Just in time for the end of summer and back to school, more pieces about the virtues and challenges of boredom.
My friend Martin Schwirn points out this piece by Lyn Lenz about how the desire for fulfilling idle days, and the demands of programming a full summer, conflict:
I love the idea of summer. I love the idea of pool days with my kids, watermelon on the patio, building secret forts in the attic during rainstorms, and spoiling our dinner with ice cream. But the reality of summer is altogether something else. The reality of modern summers is an inane slog of scheduling sitters, negotiating work time with my husband, begging grandma’s to babysit, purchasing pool passes, museum passes, and whatever other pass seems appealing at the time. Then, there are camps. This year, my daughter’s teacher suggested three different academic camps for her to attend and the school sent her home with a summer workbook. She’s six.
Then there’s this long New York Times Book Review piece on “The Boredom Boom:”

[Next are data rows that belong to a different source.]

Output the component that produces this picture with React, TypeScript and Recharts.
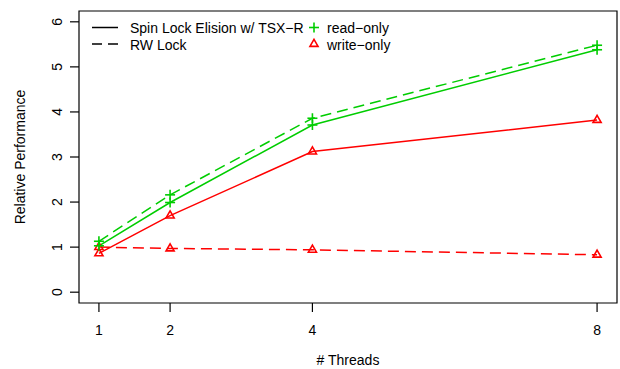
import React from 'react';
import { LineChart, Line, XAxis, YAxis, ReferenceArea, Legend } from 'recharts';

const threads = [1, 2, 4, 8];
const tsxReadOnly = [1.03, 1.99, 3.71, 5.38];
const tsxWriteOnly = [0.86, 1.7, 3.12, 3.82];
const rwReadOnly = [1.13, 2.16, 3.86, 5.48];
const rwWriteOnly = [1.0, 0.97, 0.94, 0.83];
const xTicks = [1, 2, 4, 8];
const yTicks = [0, 1, 2, 3, 4, 5, 6];
const legendLines = ['Spin Lock Elision w/ TSX\u2212R', 'RW Lock'];
const legendMarks = ['read\u2212only', 'write\u2212only'];

const GREEN = '#00CD00';
const RED = '#FF0000';
const FONT = '"Liberation Sans", Arial, Helvetica, sans-serif';
const DASH = '11 6';

const data = threads.map((t, i) => ({
  threads: t,
  tsxRead: tsxReadOnly[i],
  tsxWrite: tsxWriteOnly[i],
  rwRead: rwReadOnly[i],
  rwWrite: rwWriteOnly[i],
}));

const PlusDot = (props: any) => {
  const { cx, cy, index } = props;
  if (cx == null || cy == null) return <g key={index} />;
  return (
    <g key={index}>
      <line x1={cx - 5} x2={cx + 5} y1={cy} y2={cy} stroke={GREEN} strokeWidth={1.6} />
      <line x1={cx} x2={cx} y1={cy - 5} y2={cy + 5} stroke={GREEN} strokeWidth={1.6} />
    </g>
  );
};

const TriDot = (props: any) => {
  const { cx, cy, index } = props;
  if (cx == null || cy == null) return <g key={index} />;
  return (
    <path
      key={index}
      d={`M${cx},${cy - 4.7} L${cx + 4.05},${cy + 2.35} L${cx - 4.05},${cy + 2.35} Z`}
      fill="none"
      stroke={RED}
      strokeWidth={1.6}
    />
  );
};

const XTick = (props: any) => {
  const { x, y, payload } = props;
  return (
    <text x={x} y={y + 21} textAnchor="middle" fontSize={14} fontFamily={FONT} fill="#000">
      {payload.value}
    </text>
  );
};

const YTick = (props: any) => {
  const { x, y, payload } = props;
  const bx = x - 6;
  return (
    <text
      x={bx}
      y={y}
      transform={`rotate(-90 ${bx} ${y})`}
      textAnchor="middle"
      fontSize={14}
      fontFamily={FONT}
      fill="#000"
    >
      {payload.value}
    </text>
  );
};

const YLabel = (props: any) => {
  const vb = props.viewBox || {};
  const cy = (vb.y ?? 11) + (vb.height ?? 292) / 2;
  const bx = 25;
  return (
    <text
      x={bx}
      y={cy}
      transform={`rotate(-90 ${bx} ${cy})`}
      textAnchor="middle"
      fontSize={14}
      fontFamily={FONT}
      fill="#000"
    >
      Relative Performance
    </text>
  );
};

const XLabel = (props: any) => {
  const vb = props.viewBox || {};
  const cx = (vb.x ?? 79) + (vb.width ?? 538) / 2;
  return (
    <text x={cx} y={365} textAnchor="middle" fontSize={14} fontFamily={FONT} fill="#000">
      # Threads
    </text>
  );
};

const LegendContent = () => (
  <svg width={620} height={60} style={{ display: 'block' }}>
    <line x1={92} x2={118} y1={27.5} y2={27.5} stroke="#000" strokeWidth={1.5} />
    <line x1={92} x2={118} y1={44} y2={44} stroke="#000" strokeWidth={1.5} strokeDasharray="10 6" />
    <text x={130} y={33} fontSize={14} fontFamily={FONT} fill="#000">{legendLines[0]}</text>
    <text x={130} y={50} fontSize={14} fontFamily={FONT} fill="#000">{legendLines[1]}</text>
    <line x1={309} x2={319} y1={27.5} y2={27.5} stroke={GREEN} strokeWidth={1.6} />
    <line x1={314} x2={314} y1={22.5} y2={32.5} stroke={GREEN} strokeWidth={1.6} />
    <path d={`M314,${44 - 4.7} L${314 + 4.05},${44 + 2.35} L${314 - 4.05},${44 + 2.35} Z`} fill="none" stroke={RED} strokeWidth={1.6} />
    <text x={327} y={33} fontSize={14} fontFamily={FONT} fill="#000">{legendMarks[0]}</text>
    <text x={327} y={50} fontSize={14} fontFamily={FONT} fill="#000">{legendMarks[1]}</text>
  </svg>
);

export default function App() {
  return (
    <div style={{ position: 'absolute', left: 0, top: 0, width: 620, height: 369, background: '#fff', fontFamily: FONT }}>
      <LineChart width={620} height={369} data={data} margin={{ top: 11, right: 3, left: 39, bottom: 36 }}>
        <XAxis
          type="number"
          dataKey="threads"
          domain={[0.72, 8.28]}
          ticks={xTicks}
          allowDataOverflow
          axisLine={false}
          tickLine={{ stroke: '#000', strokeWidth: 1.2 }}
          tickSize={9}
          height={30}
          tick={<XTick />}
          label={<XLabel />}
        />
        <YAxis
          type="number"
          domain={[-0.24, 6.24]}
          ticks={yTicks}
          allowDataOverflow
          axisLine={false}
          tickLine={{ stroke: '#000', strokeWidth: 1.2 }}
          tickSize={9}
          width={40}
          tick={<YTick />}
          label={<YLabel />}
        />
        <ReferenceArea x1={0.72} x2={8.28} y1={-0.24} y2={6.24} fill="none" fillOpacity={0} stroke="#000" strokeWidth={1.2} />
        <Legend
          layout="horizontal"
          verticalAlign="middle"
          align="center"
          content={<LegendContent />}
          wrapperStyle={{ position: 'absolute', left: 0, top: 0, width: 620, height: 60 }}
        />
        <Line type="linear" dataKey="rwWrite" stroke={RED} strokeWidth={1.5} strokeDasharray={DASH} dot={<TriDot />} activeDot={false} isAnimationActive={false} legendType="none" />
        <Line type="linear" dataKey="tsxWrite" stroke={RED} strokeWidth={1.5} dot={<TriDot />} activeDot={false} isAnimationActive={false} legendType="none" />
        <Line type="linear" dataKey="rwRead" stroke={GREEN} strokeWidth={1.5} strokeDasharray={DASH} dot={<PlusDot />} activeDot={false} isAnimationActive={false} legendType="none" />
        <Line type="linear" dataKey="tsxRead" stroke={GREEN} strokeWidth={1.5} dot={<PlusDot />} activeDot={false} isAnimationActive={false} legendType="none" />
      </LineChart>
    </div>
  );
}
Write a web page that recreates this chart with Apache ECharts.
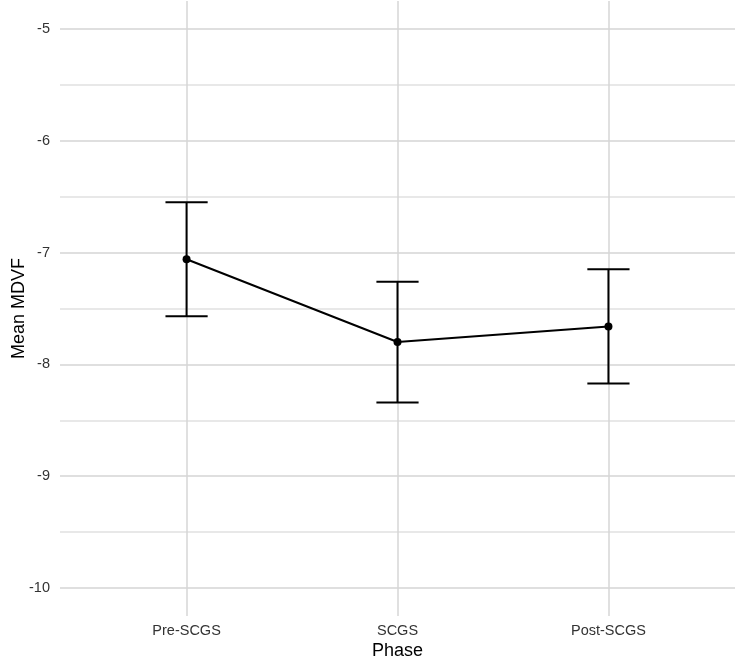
<!DOCTYPE html>
<html>
<head>
<meta charset="utf-8" />
<title>Mean MDVF by Phase</title>
<script src="https://cdn.jsdelivr.net/npm/echarts@6/dist/echarts.min.js"></script>
<style>
  html, body { margin: 0; padding: 0; background: #fff; }
  #chart { width: 750px; height: 668px; }
</style>
</head>
<body>
<div id="chart"></div>
<script>
// data
const phases = ['Pre-SCGS', 'SCGS', 'Post-SCGS'];
const means = [-7.06, -7.80, -7.66];
const upper = [-6.55, -7.26, -7.15];
const lower = [-7.57, -8.34, -8.17];
const yTicks = [-10, -9, -8, -7, -6, -5];

const chart = echarts.init(document.getElementById('chart'));

const lineData = phases.map((p, i) => [i, means[i]]);
const barData = phases.map((p, i) => [i, lower[i], upper[i]]);

const labelFont = { color: '#333', fontSize: 14.5, fontFamily: 'Liberation Sans' };
const titleFont = { color: '#000', fontSize: 18, fontFamily: 'Liberation Sans' };

chart.setOption({
  animation: false,
  grid: { left: 60, right: 15, top: 1, bottom: 52, containLabel: false, outerBoundsMode: 'none' },
  xAxis: {
    type: 'value',
    min: -0.6, max: 2.6, interval: 0.2,
    name: 'Phase',
    nameLocation: 'middle',
    nameGap: 26,
    nameMoveOverlap: false,
    nameTextStyle: titleFont,
    axisLine: { show: false },
    axisTick: { show: false },
    axisLabel: Object.assign({
      margin: 7,
      formatter: v => {
        const r = Math.round(v);
        return Math.abs(v - r) < 1e-6 && phases[r] ? phases[r] : '';
      }
    }, labelFont),
    splitLine: {
      show: true,
      // only the lines at the three categories are visible
      lineStyle: { color: ['transparent', 'transparent', 'transparent', '#d6d6d6', 'transparent'], width: 1.5 }
    }
  },
  yAxis: {
    type: 'value',
    min: -10.25, max: -4.75, interval: 0.25,
    name: 'Mean MDVF',
    nameLocation: 'middle',
    nameGap: 32,
    nameMoveOverlap: false,
    nameRotate: 90,
    nameTextStyle: titleFont,
    axisLine: { show: false },
    axisTick: { show: false },
    axisLabel: Object.assign({
      margin: 10,
      formatter: v => yTicks.some(t => Math.abs(t - v) < 1e-6) ? String(Math.round(v)) : ''
    }, labelFont),
    splitLine: {
      show: true,
      // major lines at integers, minor at halves
      lineStyle: { color: ['transparent', '#d4d4d4', 'transparent', '#e0e0e0'], width: 1.5 }
    }
  },
  series: [
    {
      type: 'custom',
      name: 'errorbar',
      data: barData,
      renderItem: function (params, api) {
        const x = api.value(0);
        const lo = api.coord([x, api.value(1)]);
        const hi = api.coord([x, api.value(2)]);
        const capL = api.coord([x - 0.1, api.value(2)])[0];
        const capR = api.coord([x + 0.1, api.value(2)])[0];
        const style = { stroke: '#000', lineWidth: 2 };
        return {
          type: 'group',
          children: [
            { type: 'line', shape: { x1: hi[0], y1: hi[1], x2: lo[0], y2: lo[1] }, style: style },
            { type: 'line', shape: { x1: capL, y1: hi[1], x2: capR, y2: hi[1] }, style: style },
            { type: 'line', shape: { x1: capL, y1: lo[1], x2: capR, y2: lo[1] }, style: style }
          ]
        };
      },
      z: 2
    },
    {
      type: 'line',
      name: 'mean',
      data: lineData,
      symbol: 'circle',
      symbolSize: 8,
      lineStyle: { color: '#000', width: 2 },
      itemStyle: { color: '#000' },
      z: 3
    }
  ]
});
</script>
</body>
</html>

Say you were bold enough to gather together seven of the recent or upcoming books about boredom. To stack the deck, say you were to do this gathering during a week of intense, attention-imperiling humidity — a week when, purely coincidentally, you’d just reached page 508 of “Moby-Dick,” and thus had arrived at a kind of sweet spot in your appreciation of lengthy descriptions of rope. Would you crack a single one of the boredom brigade open? Or would you soon be found desiccated and near-dead in your apartment, eyeballs dangling from their sockets?
Quietly asserting itself in books and personal essays since 2015, the “boredom boom” would seem to be a reaction to the short attention spans bred by our computers and smartphones. The words “boring” and “interesting” didn’t exist in English till the 1800s, a period when…
… Whoa, is that a candy-colored hula hoop on that book jacket?
The New York Times misses REST, but then again they already reviewed it, so that’s okay.